Like my previous post, this post will use sample data from AdventureWorks.
AdventureWorks has a simple two-level taxonomy with a parent-child relationship. For fixed-length taxonomy depths like this, a simple SQL join query can be used to group the taxonomy:
SELECT
parent.Name Parent, category.Name Category, category.ProductCategoryId
FROM
SalesLT.ProductCategory category
LEFT JOIN
SalesLT.ProductCategory parent
ON category.ParentProductCategoryId=parent.ProductCategoryId
Next, define a Collection(Edm.String) field in the Azure Search schema that is searchable, filterable, facetable, and retrievable.

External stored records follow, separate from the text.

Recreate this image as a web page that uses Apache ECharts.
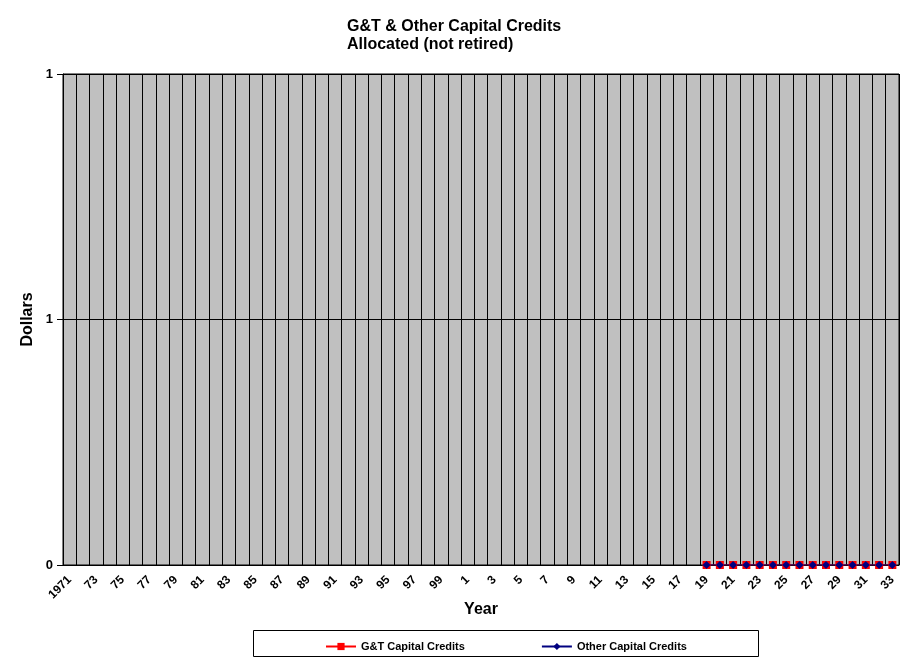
<!DOCTYPE html>
<html>
<head>
<meta charset="utf-8">
<script src="https://cdn.jsdelivr.net/npm/echarts@6/dist/echarts.min.js"></script>
<style>html,body{margin:0;padding:0;background:#fff;}#c{width:909px;height:660px;}</style>
</head>
<body>
<div id="c"></div>
<script>
var years = ['1971','72','73','74','75','76','77','78','79','80','81','82','83','84','85','86','87','88','89','90','91','92','93','94','95','96','97','98','99','0','1','2','3','4','5','6','7','8','9','10','11','12','13','14','15','16','17','18','19','20','21','22','23','24','25','26','27','28','29','30','31','32','33'];
var gtCredits = [null,null,null,null,null,null,null,null,null,null,null,null,null,null,null,null,null,null,null,null,null,null,null,null,null,null,null,null,null,null,null,null,null,null,null,null,null,null,null,null,null,null,null,null,null,null,null,null,0,0,0,0,0,0,0,0,0,0,0,0,0,0,0];
var otherCredits = [null,null,null,null,null,null,null,null,null,null,null,null,null,null,null,null,null,null,null,null,null,null,null,null,null,null,null,null,null,null,null,null,null,null,null,null,null,null,null,null,null,null,null,null,null,null,null,null,0,0,0,0,0,0,0,0,0,0,0,0,0,0,0];
var yTicks = [0, 0.5, 1];

var font = 'Liberation Sans, Arial, sans-serif';
var chart = echarts.init(document.getElementById('c'), null, {renderer: 'canvas'});
chart.setOption({
  animation: false,
  backgroundColor: '#ffffff',
  title: {
    text: 'G&T & Other Capital Credits\nAllocated (not retired)',
    left: 342, top: 13,
    textStyle: {fontFamily: font, fontSize: 16, fontWeight: 'bold', color: '#000', lineHeight: 18}
  },
  grid: {
    left: 63, right: 10, top: 74, bottom: 95,
    show: true, backgroundColor: '#c0c0c0', borderColor: '#000', borderWidth: 1
  },
  legend: {
    left: 320, top: 636, itemWidth: 30, itemHeight: 9, itemGap: 76,
    textStyle: {fontFamily: font, fontSize: 11, fontWeight: 'bold', color: '#000'},
    data: ['G&T Capital Credits', 'Other Capital Credits']
  },
  graphic: [{
    type: 'rect', shape: {x: 253.5, y: 630.5, width: 505, height: 26},
    style: {fill: null, stroke: '#000', lineWidth: 1}, silent: true
  }],
  xAxis: {
    type: 'category', data: years, boundaryGap: true,
    name: 'Year', nameLocation: 'middle', nameGap: 37, nameMoveOverlap: false,
    nameTextStyle: {fontFamily: font, fontSize: 16, fontWeight: 'bold', color: '#000'},
    axisLine: {lineStyle: {color: '#000', width: 1}},
    axisTick: {show: false},
    axisLabel: {interval: 1, rotate: 45, fontFamily: font, fontSize: 12, fontWeight: 'bold', color: '#000', margin: 13},
    splitLine: {show: true, interval: 0, lineStyle: {color: '#000', width: 1}}
  },
  yAxis: {
    type: 'value', min: 0, max: 1, interval: 0.5,
    name: 'Dollars', nameLocation: 'middle', nameGap: 27, nameMoveOverlap: false,
    nameTextStyle: {fontFamily: font, fontSize: 16, fontWeight: 'bold', color: '#000'},
    axisLine: {show: true, lineStyle: {color: '#000', width: 1}},
    axisTick: {show: true, length: 6, lineStyle: {color: '#000'}},
    axisLabel: {fontFamily: font, fontSize: 13, fontWeight: 'bold', color: '#000', margin: 10,
      formatter: function(v){ return yTicks.indexOf(v) >= 0 ? String(Math.round(v)) : ''; }},
    splitLine: {show: true, lineStyle: {color: '#000', width: 1}}
  },
  series: [{
    name: 'G&T Capital Credits', type: 'line', data: gtCredits,
    color: '#ff0000', symbol: 'rect', symbolSize: 8, showAllSymbol: true,
    lineStyle: {color: '#ff0000', width: 1},
    itemStyle: {color: '#ff0000'}
  }, {
    name: 'Other Capital Credits', type: 'line', data: otherCredits,
    color: '#000080', symbol: 'diamond', symbolSize: 8, showAllSymbol: true,
    lineStyle: {color: '#000080', width: 1},
    itemStyle: {color: '#000080'}
  }]
});
</script>
</body>
</html>
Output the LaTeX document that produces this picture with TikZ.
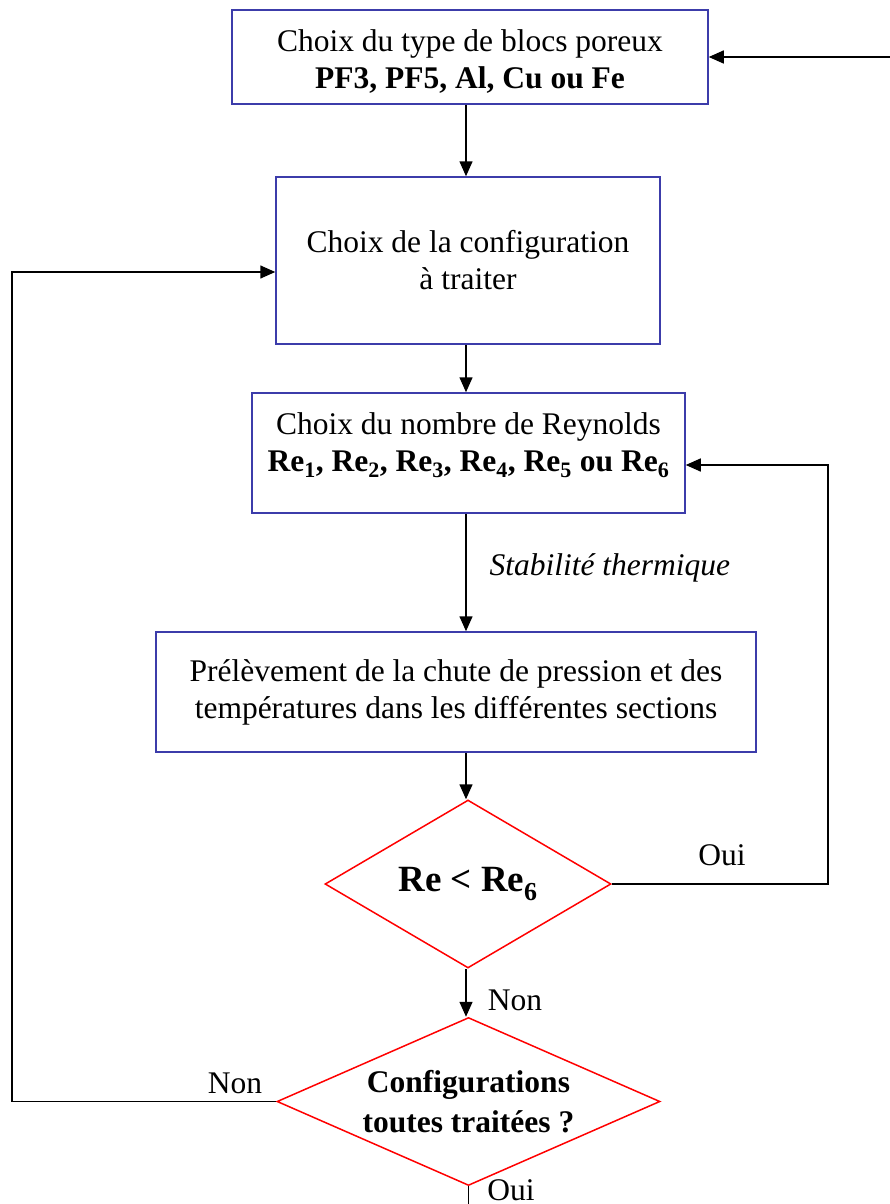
\documentclass[tikz,border=0pt]{standalone}
\usepackage{fontspec}
\setmainfont{Liberation Serif}
\usetikzlibrary{arrows.meta, shapes.geometric}
\definecolor{boxblue}{RGB}{60,60,170}
\definecolor{decred}{RGB}{255,0,0}

\begin{document}
\begin{tikzpicture}[
    x=1pt, y=-1pt,
    every node/.style={font=\fontsize{31.5}{37}\selectfont, align=center},
    >={Triangle[length=15pt, width=13pt]},
    flowbox/.style={draw=boxblue, line width=1.5pt, inner sep=0pt},
    decision/.style={diamond, draw=decred, line width=1.5pt, inner sep=0pt},
    link/.style={line width=1.5pt},
]
\useasboundingbox (0,0) rectangle (890,1204);

% === Boxes ===
\node[flowbox, minimum width=476pt, minimum height=94pt, text height=68pt] (type) at (470,57)
    {Choix du type de blocs poreux\\\textbf{PF3, PF5, Al, Cu ou Fe}};
\node[flowbox, minimum width=384pt, minimum height=167pt] (config) at (468,260.5)
    {Choix de la configuration\\à traiter};
\node[flowbox, minimum width=433pt, minimum height=120pt, text depth=22pt] (reyn) at (468.5,453)
    {Choix du nombre de Reynolds\\\textbf{Re\textsubscript{1}, Re\textsubscript{2}, Re\textsubscript{3}, Re\textsubscript{4}, Re\textsubscript{5} ou Re\textsubscript{6}}};
\node[flowbox, minimum width=600pt, minimum height=120pt] (mesure) at (456,692)
    {Prélèvement de la chute de pression et des\\températures dans les différentes sections};

% === Decisions ===
\node[decision, minimum width=286pt, minimum height=168pt,
    label={[font=\fontsize{37}{40}\selectfont\bfseries]center:Re < Re\textsubscript{6}}]
    (testre) at (468,884) {};
\node[decision, minimum width=383pt, minimum height=168pt,
    label={[font=\fontsize{31.5}{40}\selectfont\bfseries]center:Configurations\\toutes traitées ?}]
    (testconf) at (468.5,1101.5) {};

% === Helper coordinates ===
\coordinate (axe) at (466,0);
\coordinate (retour) at (890,57);
\coordinate (boucleR) at (828,884);
\coordinate (boucleL) at (12,1101.5);
\coordinate (fin) at (468.5,1204);

% === Main flow ===
\draw[link, ->] (type.south -| axe) -- (config.north -| axe);
\draw[link, ->] (config.south -| axe) -- (reyn.north -| axe);
\draw[link, ->] (reyn.south -| axe) -- (mesure.north -| axe);
\node[anchor=west, font=\fontsize{31.5}{37}\selectfont\itshape] (stab) at (486,568) {Stabilité thermique};
\draw[link, ->] (mesure.south -| axe) -- (testre.north -| axe);
\draw[link, ->] (testre.south -| axe) -- (testconf.north -| axe);
\node (non1) at (515,1000) {Non};
\draw[link] (testconf.south) -- (fin);
\node (oui2) at (511,1190) {Oui};

% === Loops ===
\draw[link, ->] (retour) -- (type.east);
\draw[link, ->] (testre.east) -- (boucleR) |- ([yshift=-12pt]reyn.east);
\node (oui1) at (722,855) {Oui};
\draw[link, ->] (testconf.west) -- (boucleL) |- ([yshift=-11.5pt]config.west);
\node (non2) at (235,1083) {Non};

\end{tikzpicture}
\end{document}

Now, when indexing content that refers to a specific taxonomy category, submit the taxonomy as an array containing text from each level of the taxonomy. For example, for an entity with ProductCategoryId=5 (Mountain Bikes), submit the field as follows:
[ "Bikes", "Bikes|Mountain Bikes"]
Note the inclusion of the parent category in the child category value. Each subcategory should embed its entire path relative to the root element. The pipe character separator is arbitrary, but it must be consistent and should not appear in the source text. The separator character will be used on the frontend to reconstruct the taxonomy tree from facet results.
Now when issuing queries, include the following facet specification (where taxonomy is your facetable taxonomy field):
facet=taxonomy,count:50,sort:value
Note that the count value must be high enough to return all possible taxonomy values. The AdventureWorks data contains 41 distinct taxonomy values.
On the frontend, reconstruct the taxonomy tree by splitting each facet value on the pipe character.
var sum = 0
, categories = {children:{},length:0}
, results = getSearchResults();
separator = separator || '|';
field = field || 'taxonomy';
results['@search.facets'][field].forEach(function(d) {
var node = categories;
var parts = d.value.split(separator);
sum += d.count;
parts.forEach(function(c, i) {
if (!_(node.children).has(c)) {
node.children[c] = {};
node.children[c].count = d.count;
node.children[c].children = {};
node.children[c].length = 0;
node.children[c].filter = parts.slice(0,i+1).join(separator);
node.length++;
}
node = node.children[c];
});
});
categories.count = sum;
The categories object can now be used to render a collapsible taxonomy tree with accurate counts:
Each link in the tree should apply the related filter. E.g.:
- taxonomy/any(x:x eq 'Accessories') returns all documents in the Accessories branch
- taxonomy/any(x:x eq 'Accessories|Bike Racks') returns only the documents with a subcategory of Bike Racks under the Accessories branch.
This technique will scale to cover more complex scenarios like deeper taxonomy trees and duplicated subcategories that occur under different parent categories (e.g. Bike Components|Forks; and Camping Equipment|Forks).
Note that query speed is affected by the number of facets returned. To support very large taxonomy sets, consider adding a facetable Edm.String field to hold the top-level taxonomy value for each document. Then apply the same technique above, but only perform the collection-facet query (filtered on the root taxonomy field) when the user expands a top-level node. Or, if 100% recall is not required, simply reduce the facet count to a reasonable number, and ensure the facet entries are sorted by count.